= The exercise =
Below is some material; set it all down exactly, apart from the pictures.

= Data section =
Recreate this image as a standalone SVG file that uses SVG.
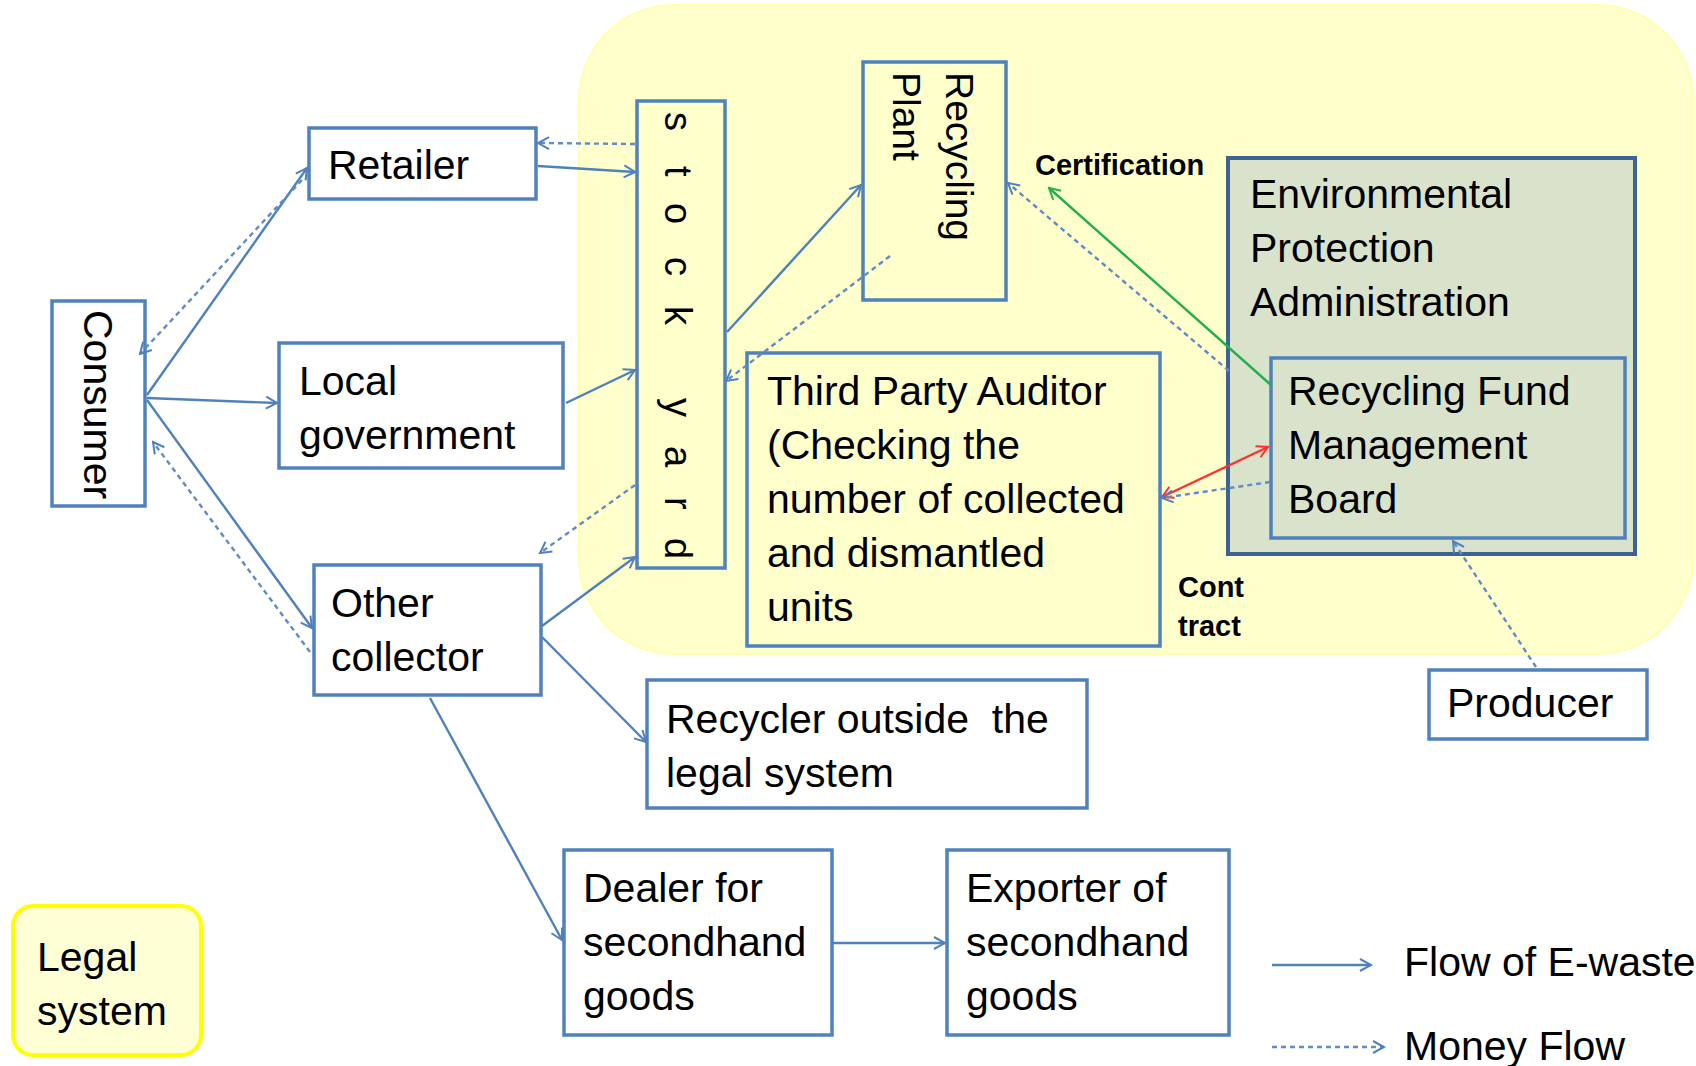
<svg xmlns="http://www.w3.org/2000/svg" width="1696" height="1066" viewBox="0 0 1696 1066">
<style>
.box{fill:#ffffff;stroke:#4f81bd;stroke-width:3.5}
.ybox{fill:none;stroke:#4f81bd;stroke-width:3.5}
.t{font-family:"Liberation Sans",Arial,sans-serif;font-size:41px;fill:#000}
.lbl{font-family:"Liberation Sans",Arial,sans-serif;font-size:29px;font-weight:bold;fill:#000}
.sl{fill:none;stroke:#4f81bd;stroke-width:2.4;marker-end:url(#ab)}
.dl{fill:none;stroke:#5f8cc8;stroke-width:2.4;stroke-dasharray:5 4;marker-end:url(#ab)}
</style>
<defs>
<marker id="ab" markerUnits="userSpaceOnUse" markerWidth="14" markerHeight="14" refX="12" refY="7" orient="auto">
<path d="M1,1 L12,7 L1,13" fill="none" stroke="#4f81bd" stroke-width="2"/>
</marker>
<marker id="ag" markerUnits="userSpaceOnUse" markerWidth="14" markerHeight="14" refX="12" refY="7" orient="auto">
<path d="M1,1 L12,7 L1,13" fill="none" stroke="#22b04c" stroke-width="2"/>
</marker>
<marker id="ar" markerUnits="userSpaceOnUse" markerWidth="14" markerHeight="14" refX="12" refY="7" orient="auto-start-reverse">
<path d="M1,1 L12,7 L1,13" fill="none" stroke="#ff3030" stroke-width="2"/>
</marker>
</defs>
<rect width="1696" height="1066" fill="#ffffff"/>
<g id="legal-region">
<rect x="579" y="5" width="1114" height="649" rx="95" ry="95" fill="#ffffcc" stroke="#ffffb0" stroke-width="2"/>
</g>
<g id="consumer">
<rect class="box" x="52" y="301" width="93" height="205"/>
<text class="t" transform="translate(84,310) rotate(90)">Consumer</text>
</g>
<g id="retailer">
<rect class="box" x="309" y="128" width="227" height="71"/>
<text class="t" x="328" y="179">Retailer</text>
</g>
<g id="local-government">
<rect class="box" x="279" y="343" width="284" height="125"/>
<text class="t" x="299" y="395">Local</text>
<text class="t" x="299" y="449">government</text>
</g>
<g id="other-collector">
<rect class="box" x="314" y="565" width="227" height="130"/>
<text class="t" x="331" y="617">Other</text>
<text class="t" x="331" y="671">collector</text>
</g>
<g id="stock-yard">
<rect class="ybox" x="637" y="101" width="88" height="467"/>
<text class="t" style="font-size:38px" transform="translate(665,0) rotate(90)" x="112 166 203 257 306 398 446 497 538">stockyard</text>
</g>
<g id="recycling-plant">
<rect class="ybox" x="863" y="62" width="143" height="238"/>
<text class="t" style="font-size:39px" transform="translate(946,72) rotate(90)">Recycling</text>
<text class="t" style="font-size:39px" transform="translate(893,72) rotate(90)">Plant</text>
</g>
<g id="third-party-auditor">
<rect class="ybox" x="747" y="353" width="413" height="293"/>
<text class="t" x="767" y="405">Third Party Auditor</text>
<text class="t" x="767" y="459">(Checking the</text>
<text class="t" x="767" y="513">number of collected</text>
<text class="t" x="767" y="567">and dismantled</text>
<text class="t" x="767" y="621">units</text>
</g>
<g id="epa">
<rect x="1228" y="158" width="407" height="396" fill="#d9e2cb" stroke="#3d6393" stroke-width="4"/>
<text class="t" x="1250" y="208">Environmental</text>
<text class="t" x="1250" y="262">Protection</text>
<text class="t" x="1250" y="316">Administration</text>
</g>
<g id="recycling-fund">
<rect x="1271" y="358" width="354" height="180" fill="none" stroke="#4f81bd" stroke-width="3.5"/>
<text class="t" x="1288" y="405">Recycling Fund</text>
<text class="t" x="1288" y="459">Management</text>
<text class="t" x="1288" y="513">Board</text>
</g>
<g id="producer">
<rect class="box" x="1429" y="670" width="218" height="69"/>
<text class="t" x="1447" y="717">Producer</text>
</g>
<g id="recycler-outside">
<rect class="box" x="647" y="680" width="440" height="128"/>
<text class="t" x="666" y="733" xml:space="preserve">Recycler outside  the</text>
<text class="t" x="666" y="787">legal system</text>
</g>
<g id="dealer">
<rect class="box" x="564" y="850" width="268" height="185"/>
<text class="t" x="583" y="902">Dealer for</text>
<text class="t" x="583" y="956">secondhand</text>
<text class="t" x="583" y="1010">goods</text>
</g>
<g id="exporter">
<rect class="box" x="947" y="850" width="282" height="185"/>
<text class="t" x="966" y="902">Exporter of</text>
<text class="t" x="966" y="956">secondhand</text>
<text class="t" x="966" y="1010">goods</text>
</g>
<g id="legal-system">
<rect x="13" y="906" width="188" height="149" rx="20" ry="20" fill="#ffffd6" stroke="#ffff00" stroke-width="4"/>
<text class="t" x="37" y="971">Legal</text>
<text class="t" x="37" y="1025">system</text>
</g>
<g id="labels">
<text class="lbl" x="1035" y="175">Certification</text>
<text class="lbl" x="1178" y="597">Cont</text>
<text class="lbl" x="1178" y="636">tract</text>
</g>
<g id="connectors">
<line class="sl" x1="147" y1="395" x2="307" y2="168"/>
<line class="dl" x1="302" y1="180" x2="140" y2="354"/>
<line class="sl" x1="147" y1="398" x2="277" y2="403"/>
<line class="sl" x1="147" y1="400" x2="312" y2="628"/>
<line class="dl" x1="310" y1="652" x2="153" y2="442"/>
<line class="sl" x1="538" y1="166" x2="635" y2="172"/>
<line class="dl" x1="635" y1="144" x2="538" y2="143"/>
<line class="sl" x1="566" y1="403" x2="635" y2="370"/>
<line class="dl" x1="635" y1="485" x2="540" y2="553"/>
<line class="sl" x1="542" y1="626" x2="635" y2="557"/>
<line class="sl" x1="542" y1="637" x2="646" y2="742"/>
<line class="sl" x1="430" y1="698" x2="562" y2="940"/>
<line class="sl" x1="833" y1="943" x2="945" y2="943"/>
<line class="sl" x1="727" y1="332" x2="861" y2="185"/>
<line class="dl" x1="890" y1="256" x2="726" y2="381"/>
<line class="dl" x1="1229" y1="371" x2="1008" y2="183"/>
<line x1="1271" y1="385" x2="1049" y2="188" fill="none" stroke="#22b04c" stroke-width="2.4" marker-end="url(#ag)"/>
<line x1="1162" y1="497" x2="1268" y2="447" fill="none" stroke="#ff3030" stroke-width="2.4" marker-start="url(#ar)" marker-end="url(#ar)"/>
<line class="dl" x1="1270" y1="482" x2="1162" y2="498"/>
<line class="dl" x1="1536" y1="667" x2="1453" y2="541"/>
</g>
<g id="legend">
<line class="sl" x1="1272" y1="965" x2="1371" y2="965"/>
<line class="dl" x1="1272" y1="1047" x2="1384" y2="1047"/>
<text class="t" x="1404" y="976">Flow of E-waste</text>
<text class="t" x="1404" y="1060">Money Flow</text>
</g>
</svg>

= Response for this exercise =
Recreate this image as a standalone SVG file that uses SVG.
<svg xmlns="http://www.w3.org/2000/svg" width="1696" height="1066" viewBox="0 0 1696 1066">
<style>
.box{fill:#ffffff;stroke:#4f81bd;stroke-width:3.5}
.ybox{fill:none;stroke:#4f81bd;stroke-width:3.5}
.t{font-family:"Liberation Sans",Arial,sans-serif;font-size:41px;fill:#000}
.lbl{font-family:"Liberation Sans",Arial,sans-serif;font-size:29px;font-weight:bold;fill:#000}
.sl{fill:none;stroke:#4f81bd;stroke-width:2.4;marker-end:url(#ab)}
.dl{fill:none;stroke:#5f8cc8;stroke-width:2.4;stroke-dasharray:5 4;marker-end:url(#ab)}
</style>
<defs>
<marker id="ab" markerUnits="userSpaceOnUse" markerWidth="14" markerHeight="14" refX="12" refY="7" orient="auto">
<path d="M1,1 L12,7 L1,13" fill="none" stroke="#4f81bd" stroke-width="2"/>
</marker>
<marker id="ag" markerUnits="userSpaceOnUse" markerWidth="14" markerHeight="14" refX="12" refY="7" orient="auto">
<path d="M1,1 L12,7 L1,13" fill="none" stroke="#22b04c" stroke-width="2"/>
</marker>
<marker id="ar" markerUnits="userSpaceOnUse" markerWidth="14" markerHeight="14" refX="12" refY="7" orient="auto-start-reverse">
<path d="M1,1 L12,7 L1,13" fill="none" stroke="#ff3030" stroke-width="2"/>
</marker>
</defs>
<rect width="1696" height="1066" fill="#ffffff"/>
<g id="legal-region">
<rect x="579" y="5" width="1114" height="649" rx="95" ry="95" fill="#ffffcc" stroke="#ffffb0" stroke-width="2"/>
</g>
<g id="consumer">
<rect class="box" x="52" y="301" width="93" height="205"/>
<text class="t" transform="translate(84,310) rotate(90)">Consumer</text>
</g>
<g id="retailer">
<rect class="box" x="309" y="128" width="227" height="71"/>
<text class="t" x="328" y="179">Retailer</text>
</g>
<g id="local-government">
<rect class="box" x="279" y="343" width="284" height="125"/>
<text class="t" x="299" y="395">Local</text>
<text class="t" x="299" y="449">government</text>
</g>
<g id="other-collector">
<rect class="box" x="314" y="565" width="227" height="130"/>
<text class="t" x="331" y="617">Other</text>
<text class="t" x="331" y="671">collector</text>
</g>
<g id="stock-yard">
<rect class="ybox" x="637" y="101" width="88" height="467"/>
<text class="t" style="font-size:38px" transform="translate(665,0) rotate(90)" x="112 166 203 257 306 398 446 497 538">stockyard</text>
</g>
<g id="recycling-plant">
<rect class="ybox" x="863" y="62" width="143" height="238"/>
<text class="t" style="font-size:39px" transform="translate(946,72) rotate(90)">Recycling</text>
<text class="t" style="font-size:39px" transform="translate(893,72) rotate(90)">Plant</text>
</g>
<g id="third-party-auditor">
<rect class="ybox" x="747" y="353" width="413" height="293"/>
<text class="t" x="767" y="405">Third Party Auditor</text>
<text class="t" x="767" y="459">(Checking the</text>
<text class="t" x="767" y="513">number of collected</text>
<text class="t" x="767" y="567">and dismantled</text>
<text class="t" x="767" y="621">units</text>
</g>
<g id="epa">
<rect x="1228" y="158" width="407" height="396" fill="#d9e2cb" stroke="#3d6393" stroke-width="4"/>
<text class="t" x="1250" y="208">Environmental</text>
<text class="t" x="1250" y="262">Protection</text>
<text class="t" x="1250" y="316">Administration</text>
</g>
<g id="recycling-fund">
<rect x="1271" y="358" width="354" height="180" fill="none" stroke="#4f81bd" stroke-width="3.5"/>
<text class="t" x="1288" y="405">Recycling Fund</text>
<text class="t" x="1288" y="459">Management</text>
<text class="t" x="1288" y="513">Board</text>
</g>
<g id="producer">
<rect class="box" x="1429" y="670" width="218" height="69"/>
<text class="t" x="1447" y="717">Producer</text>
</g>
<g id="recycler-outside">
<rect class="box" x="647" y="680" width="440" height="128"/>
<text class="t" x="666" y="733" xml:space="preserve">Recycler outside  the</text>
<text class="t" x="666" y="787">legal system</text>
</g>
<g id="dealer">
<rect class="box" x="564" y="850" width="268" height="185"/>
<text class="t" x="583" y="902">Dealer for</text>
<text class="t" x="583" y="956">secondhand</text>
<text class="t" x="583" y="1010">goods</text>
</g>
<g id="exporter">
<rect class="box" x="947" y="850" width="282" height="185"/>
<text class="t" x="966" y="902">Exporter of</text>
<text class="t" x="966" y="956">secondhand</text>
<text class="t" x="966" y="1010">goods</text>
</g>
<g id="legal-system">
<rect x="13" y="906" width="188" height="149" rx="20" ry="20" fill="#ffffd6" stroke="#ffff00" stroke-width="4"/>
<text class="t" x="37" y="971">Legal</text>
<text class="t" x="37" y="1025">system</text>
</g>
<g id="labels">
<text class="lbl" x="1035" y="175">Certification</text>
<text class="lbl" x="1178" y="597">Cont</text>
<text class="lbl" x="1178" y="636">tract</text>
</g>
<g id="connectors">
<line class="sl" x1="147" y1="395" x2="307" y2="168"/>
<line class="dl" x1="302" y1="180" x2="140" y2="354"/>
<line class="sl" x1="147" y1="398" x2="277" y2="403"/>
<line class="sl" x1="147" y1="400" x2="312" y2="628"/>
<line class="dl" x1="310" y1="652" x2="153" y2="442"/>
<line class="sl" x1="538" y1="166" x2="635" y2="172"/>
<line class="dl" x1="635" y1="144" x2="538" y2="143"/>
<line class="sl" x1="566" y1="403" x2="635" y2="370"/>
<line class="dl" x1="635" y1="485" x2="540" y2="553"/>
<line class="sl" x1="542" y1="626" x2="635" y2="557"/>
<line class="sl" x1="542" y1="637" x2="646" y2="742"/>
<line class="sl" x1="430" y1="698" x2="562" y2="940"/>
<line class="sl" x1="833" y1="943" x2="945" y2="943"/>
<line class="sl" x1="727" y1="332" x2="861" y2="185"/>
<line class="dl" x1="890" y1="256" x2="726" y2="381"/>
<line class="dl" x1="1229" y1="371" x2="1008" y2="183"/>
<line x1="1271" y1="385" x2="1049" y2="188" fill="none" stroke="#22b04c" stroke-width="2.4" marker-end="url(#ag)"/>
<line x1="1162" y1="497" x2="1268" y2="447" fill="none" stroke="#ff3030" stroke-width="2.4" marker-start="url(#ar)" marker-end="url(#ar)"/>
<line class="dl" x1="1270" y1="482" x2="1162" y2="498"/>
<line class="dl" x1="1536" y1="667" x2="1453" y2="541"/>
</g>
<g id="legend">
<line class="sl" x1="1272" y1="965" x2="1371" y2="965"/>
<line class="dl" x1="1272" y1="1047" x2="1384" y2="1047"/>
<text class="t" x="1404" y="976">Flow of E-waste</text>
<text class="t" x="1404" y="1060">Money Flow</text>
</g>
</svg>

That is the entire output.